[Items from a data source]
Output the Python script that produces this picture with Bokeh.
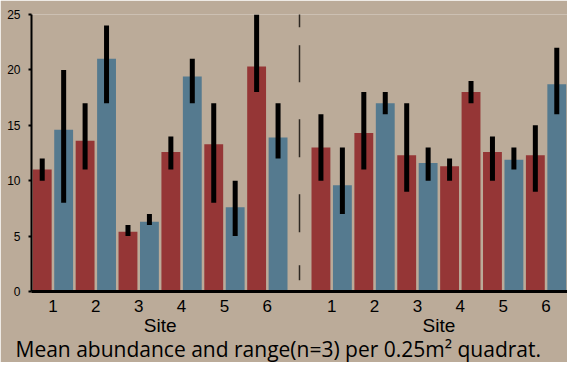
import numpy as np
from bokeh.plotting import figure
from bokeh.models import Range1d, FixedTicker, LinearAxis, Title, ColumnDataSource
from bokeh.embed import file_html
from bokeh.resources import INLINE

# ---------------- data ----------------
site_labels = ["1", "2", "3", "4", "5", "6"]

# left panel: two bars per site (red, blue)
left_series = ["red", "blue"] * 6
left_mean = [11.0, 14.6, 13.6, 21.0, 5.4, 6.3, 12.6, 19.4, 13.3, 7.6, 20.3, 13.9]
left_low = [10, 8, 11, 17, 5, 6, 11, 17, 8, 5, 18, 12]
left_high = [12, 20, 17, 24, 6, 7, 14, 21, 17, 10, 25, 17]

# right panel
right_series = ["red", "blue", "red", "blue", "red", "blue",
                "red", "red", "red", "blue", "red", "blue"]
right_mean = [13.0, 9.6, 14.3, 17.0, 12.3, 11.6, 11.3, 18.0, 12.6, 11.9, 12.3, 18.7]
right_low = [10, 7, 11, 16, 9, 10, 10, 17, 10, 11, 9, 16]
right_high = [16, 13, 18, 18, 17, 13, 12, 19, 14, 13, 15, 22]

y_ticks = [0, 5, 10, 15, 20, 25]
axis_title = "Site"
caption = "Mean abundance and range(n=3) per 0.25m\u00b2 quadrat."

# ---------------- styles ----------------
BG = "#bbab99"
COLORS = {"red": "#953636", "blue": "#557a8f"}

# slot positions: left bars in slots 0..11, gap slot 12, right bars 13..24
x_left = np.arange(12)
x_right = np.arange(13, 25)
xs = np.concatenate([x_left, x_right])

src = ColumnDataSource(dict(
    x=xs,
    top=left_mean + right_mean,
    low=left_low + right_low,
    high=left_high + right_high,
    color=[COLORS[s] for s in left_series + right_series],
))

p = figure(width=567, height=362, output_backend="svg", toolbar_location=None,
           x_range=Range1d(-0.5, 24.5), y_range=Range1d(0, 25),
           min_border_left=31, min_border_right=0, min_border_top=14,
           min_border_bottom=71,
           background_fill_color=BG, border_fill_color=BG,
           outline_line_color=None)
p.grid.visible = False

p.vbar(x="x", top="top", bottom=0, width=0.88, fill_color="color",
       line_color=None, source=src)
p.segment(x0="x", y0="low", x1="x", y1="high", line_color="black",
          line_width=5, line_cap="butt", source=src)

# dashed separator
p.segment(x0=[12], y0=[25.2], x1=[12], y1=[0.7], line_color="#2e2822",
          line_width=1.5, line_dash="15 18 37 37 38 37 38 33 15 60")

# x axis (site numbers)
pair_centers = [0.5, 2.5, 4.5, 6.5, 8.5, 10.5, 13.5, 15.5, 17.5, 19.5, 21.5, 23.5]
xa = p.xaxis[0]
xa.ticker = FixedTicker(ticks=pair_centers)
xa.major_label_overrides = {c: site_labels[i % 6] for i, c in enumerate(pair_centers)}
xa.major_tick_line_color = None
xa.major_tick_out = 0
xa.major_tick_in = 0
xa.minor_tick_line_color = None
xa.axis_line_width = 3
xa.axis_line_color = "black"
xa.major_label_text_font = "Liberation Sans"
xa.major_label_text_font_size = "17px"
xa.major_label_text_color = "black"
xa.major_label_standoff = 8

# y axis
ya = p.yaxis[0]
ya.ticker = FixedTicker(ticks=y_ticks)
ya.axis_line_width = 2
ya.axis_line_color = "black"
ya.major_tick_in = 0
ya.major_tick_out = 3
ya.major_tick_line_width = 2
ya.minor_tick_line_color = None
ya.major_label_text_font = "Liberation Sans"
ya.major_label_text_font_size = "12px"
ya.major_label_text_color = "black"
ya.major_label_standoff = 8

# "Site" labels row
site_axis = LinearAxis(ticker=FixedTicker(ticks=[5.5, 18.5]),
                       major_label_overrides={5.5: axis_title, 18.5: axis_title},
                       axis_line_color=None, major_tick_line_color=None,
                       major_tick_out=0, major_tick_in=0,
                       minor_tick_line_color=None,
                       major_label_text_font="Liberation Sans",
                       major_label_text_font_size="19px",
                       major_label_text_color="black",
                       major_label_standoff=0)
p.add_layout(site_axis, "below")

p.add_layout(Title(text=caption, align="left", offset=-16,
                   text_font="Open Sans", text_font_size="21px",
                   text_font_style="normal", text_color="black",
                   vertical_align="top", standoff=-8), "below")

open("out.html", "w").write(file_html(p, INLINE))
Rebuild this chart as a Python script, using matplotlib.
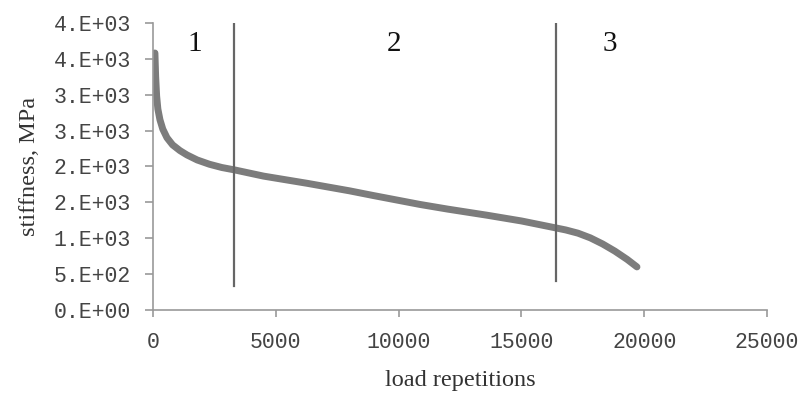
import matplotlib.pyplot as plt
import numpy as np

# stiffness curve
cycles = [80, 110, 150, 200, 285, 400, 570, 800, 1100, 1385, 1800, 2300, 2800, 3340,
          4500, 6270, 8000, 8960, 10870, 12000, 13600, 15000, 16370, 16800, 17300,
          17800, 18300, 18800, 19300, 19700]
stiffness = [3580, 3250, 2980, 2800, 2650, 2520, 2400, 2300, 2220, 2160, 2090, 2030,
             1985, 1950, 1865, 1765, 1660, 1595, 1470, 1405, 1320, 1240, 1145, 1115,
             1070, 1005, 920, 820, 705, 600]

# phase boundaries and labels
bound_x = [3300, 16400]
bound_ymin = [330, 400]
phase_names = ['1', '2', '3']
phase_x = [1700, 9800, 18600]

y_ticks = [0, 500, 1000, 1500, 2000, 2500, 3000, 3500, 4000]
y_labels = ['0.E+00', '5.E+02', '1.E+03', '2.E+03', '2.E+03',
            '3.E+03', '3.E+03', '4.E+03', '4.E+03']
x_ticks = [0, 5000, 10000, 15000, 20000, 25000]

fig = plt.figure(figsize=(8.05, 4.01), dpi=100)
ax = fig.add_axes([0.190, 0.227, 0.763, 0.716])

ax.plot(cycles, stiffness, color='#7c7c7c', linewidth=5,
        solid_capstyle='round', solid_joinstyle='round')

for bx, ymin in zip(bound_x, bound_ymin):
    ax.plot([bx, bx], [ymin, 4000], color='#666666', linewidth=1.6)

for name, px in zip(phase_names, phase_x):
    ax.text(px, 3700, name, fontsize=21, family='Liberation Serif',
            ha='center', va='center', color='#111111')

ax.set_xlim(0, 25000)
ax.set_ylim(0, 4000)
ax.set_yticks(y_ticks)
ax.set_yticklabels(y_labels)
ax.set_xticks(x_ticks)

for s in ['top', 'right']:
    ax.spines[s].set_visible(False)
for s in ['left', 'bottom']:
    ax.spines[s].set_color('#999999')
    ax.spines[s].set_linewidth(1.2)

ax.tick_params(axis='y', direction='out', length=6, width=1.2, color='#999999',
               pad=10, labelsize=15.5, labelcolor='#444444')
ax.tick_params(axis='x', direction='out', length=5, width=1.2, color='#999999',
               pad=11, labelsize=15.5, labelcolor='#444444')
for lbl in ax.get_xticklabels() + ax.get_yticklabels():
    lbl.set_family('Liberation Mono')

ax.set_ylabel('stiffness, MPa', fontsize=17.5, family='Liberation Serif',
              color='#333333', labelpad=10)
ax.set_xlabel('load repetitions', fontsize=17.5, family='Liberation Serif',
              color='#333333', labelpad=12)

plt.savefig('out.png', dpi=100)
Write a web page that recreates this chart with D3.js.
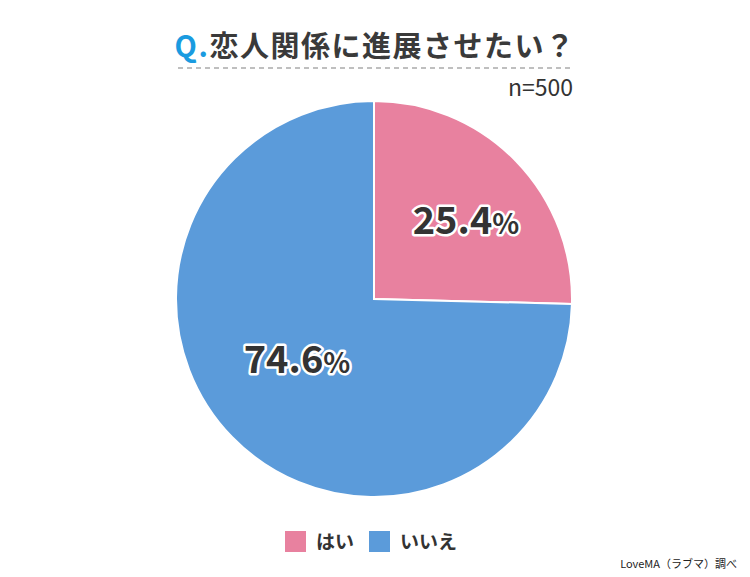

[Problem to solve]
Drop the images and repeat the data exactly.

[Solved exercise]
Output the Python script that produces this picture with Bokeh.
import numpy as np
from bokeh.plotting import figure
from bokeh.models import Range1d, FixedTicker, LinearAxis, Title, ColumnDataSource
from bokeh.embed import file_html
from bokeh.resources import INLINE

# ---------------- data ----------------
site_labels = ["1", "2", "3", "4", "5", "6"]

# left panel: two bars per site (red, blue)
left_series = ["red", "blue"] * 6
left_mean = [11.0, 14.6, 13.6, 21.0, 5.4, 6.3, 12.6, 19.4, 13.3, 7.6, 20.3, 13.9]
left_low = [10, 8, 11, 17, 5, 6, 11, 17, 8, 5, 18, 12]
left_high = [12, 20, 17, 24, 6, 7, 14, 21, 17, 10, 25, 17]

# right panel
right_series = ["red", "blue", "red", "blue", "red", "blue",
                "red", "red", "red", "blue", "red", "blue"]
right_mean = [13.0, 9.6, 14.3, 17.0, 12.3, 11.6, 11.3, 18.0, 12.6, 11.9, 12.3, 18.7]
right_low = [10, 7, 11, 16, 9, 10, 10, 17, 10, 11, 9, 16]
right_high = [16, 13, 18, 18, 17, 13, 12, 19, 14, 13, 15, 22]

y_ticks = [0, 5, 10, 15, 20, 25]
axis_title = "Site"
caption = "Mean abundance and range(n=3) per 0.25m\u00b2 quadrat."

# ---------------- styles ----------------
BG = "#bbab99"
COLORS = {"red": "#953636", "blue": "#557a8f"}

# slot positions: left bars in slots 0..11, gap slot 12, right bars 13..24
x_left = np.arange(12)
x_right = np.arange(13, 25)
xs = np.concatenate([x_left, x_right])

src = ColumnDataSource(dict(
    x=xs,
    top=left_mean + right_mean,
    low=left_low + right_low,
    high=left_high + right_high,
    color=[COLORS[s] for s in left_series + right_series],
))

p = figure(width=567, height=362, output_backend="svg", toolbar_location=None,
           x_range=Range1d(-0.5, 24.5), y_range=Range1d(0, 25),
           min_border_left=31, min_border_right=0, min_border_top=14,
           min_border_bottom=71,
           background_fill_color=BG, border_fill_color=BG,
           outline_line_color=None)
p.grid.visible = False

p.vbar(x="x", top="top", bottom=0, width=0.88, fill_color="color",
       line_color=None, source=src)
p.segment(x0="x", y0="low", x1="x", y1="high", line_color="black",
          line_width=5, line_cap="butt", source=src)

# dashed separator
p.segment(x0=[12], y0=[25.2], x1=[12], y1=[0.7], line_color="#2e2822",
          line_width=1.5, line_dash="15 18 37 37 38 37 38 33 15 60")

# x axis (site numbers)
pair_centers = [0.5, 2.5, 4.5, 6.5, 8.5, 10.5, 13.5, 15.5, 17.5, 19.5, 21.5, 23.5]
xa = p.xaxis[0]
xa.ticker = FixedTicker(ticks=pair_centers)
xa.major_label_overrides = {c: site_labels[i % 6] for i, c in enumerate(pair_centers)}
xa.major_tick_line_color = None
xa.major_tick_out = 0
xa.major_tick_in = 0
xa.minor_tick_line_color = None
xa.axis_line_width = 3
xa.axis_line_color = "black"
xa.major_label_text_font = "Liberation Sans"
xa.major_label_text_font_size = "17px"
xa.major_label_text_color = "black"
xa.major_label_standoff = 8

# y axis
ya = p.yaxis[0]
ya.ticker = FixedTicker(ticks=y_ticks)
ya.axis_line_width = 2
ya.axis_line_color = "black"
ya.major_tick_in = 0
ya.major_tick_out = 3
ya.major_tick_line_width = 2
ya.minor_tick_line_color = None
ya.major_label_text_font = "Liberation Sans"
ya.major_label_text_font_size = "12px"
ya.major_label_text_color = "black"
ya.major_label_standoff = 8

# "Site" labels row
site_axis = LinearAxis(ticker=FixedTicker(ticks=[5.5, 18.5]),
                       major_label_overrides={5.5: axis_title, 18.5: axis_title},
                       axis_line_color=None, major_tick_line_color=None,
                       major_tick_out=0, major_tick_in=0,
                       minor_tick_line_color=None,
                       major_label_text_font="Liberation Sans",
                       major_label_text_font_size="19px",
                       major_label_text_color="black",
                       major_label_standoff=0)
p.add_layout(site_axis, "below")

p.add_layout(Title(text=caption, align="left", offset=-16,
                   text_font="Open Sans", text_font_size="21px",
                   text_font_style="normal", text_color="black",
                   vertical_align="top", standoff=-8), "below")

open("out.html", "w").write(file_html(p, INLINE))
Rebuild this chart as a Python script, using matplotlib.
import matplotlib.pyplot as plt
import numpy as np

# stiffness curve
cycles = [80, 110, 150, 200, 285, 400, 570, 800, 1100, 1385, 1800, 2300, 2800, 3340,
          4500, 6270, 8000, 8960, 10870, 12000, 13600, 15000, 16370, 16800, 17300,
          17800, 18300, 18800, 19300, 19700]
stiffness = [3580, 3250, 2980, 2800, 2650, 2520, 2400, 2300, 2220, 2160, 2090, 2030,
             1985, 1950, 1865, 1765, 1660, 1595, 1470, 1405, 1320, 1240, 1145, 1115,
             1070, 1005, 920, 820, 705, 600]

# phase boundaries and labels
bound_x = [3300, 16400]
bound_ymin = [330, 400]
phase_names = ['1', '2', '3']
phase_x = [1700, 9800, 18600]

y_ticks = [0, 500, 1000, 1500, 2000, 2500, 3000, 3500, 4000]
y_labels = ['0.E+00', '5.E+02', '1.E+03', '2.E+03', '2.E+03',
            '3.E+03', '3.E+03', '4.E+03', '4.E+03']
x_ticks = [0, 5000, 10000, 15000, 20000, 25000]

fig = plt.figure(figsize=(8.05, 4.01), dpi=100)
ax = fig.add_axes([0.190, 0.227, 0.763, 0.716])

ax.plot(cycles, stiffness, color='#7c7c7c', linewidth=5,
        solid_capstyle='round', solid_joinstyle='round')

for bx, ymin in zip(bound_x, bound_ymin):
    ax.plot([bx, bx], [ymin, 4000], color='#666666', linewidth=1.6)

for name, px in zip(phase_names, phase_x):
    ax.text(px, 3700, name, fontsize=21, family='Liberation Serif',
            ha='center', va='center', color='#111111')

ax.set_xlim(0, 25000)
ax.set_ylim(0, 4000)
ax.set_yticks(y_ticks)
ax.set_yticklabels(y_labels)
ax.set_xticks(x_ticks)

for s in ['top', 'right']:
    ax.spines[s].set_visible(False)
for s in ['left', 'bottom']:
    ax.spines[s].set_color('#999999')
    ax.spines[s].set_linewidth(1.2)

ax.tick_params(axis='y', direction='out', length=6, width=1.2, color='#999999',
               pad=10, labelsize=15.5, labelcolor='#444444')
ax.tick_params(axis='x', direction='out', length=5, width=1.2, color='#999999',
               pad=11, labelsize=15.5, labelcolor='#444444')
for lbl in ax.get_xticklabels() + ax.get_yticklabels():
    lbl.set_family('Liberation Mono')

ax.set_ylabel('stiffness, MPa', fontsize=17.5, family='Liberation Serif',
              color='#333333', labelpad=10)
ax.set_xlabel('load repetitions', fontsize=17.5, family='Liberation Serif',
              color='#333333', labelpad=12)

plt.savefig('out.png', dpi=100)
Write a web page that recreates this chart with D3.js.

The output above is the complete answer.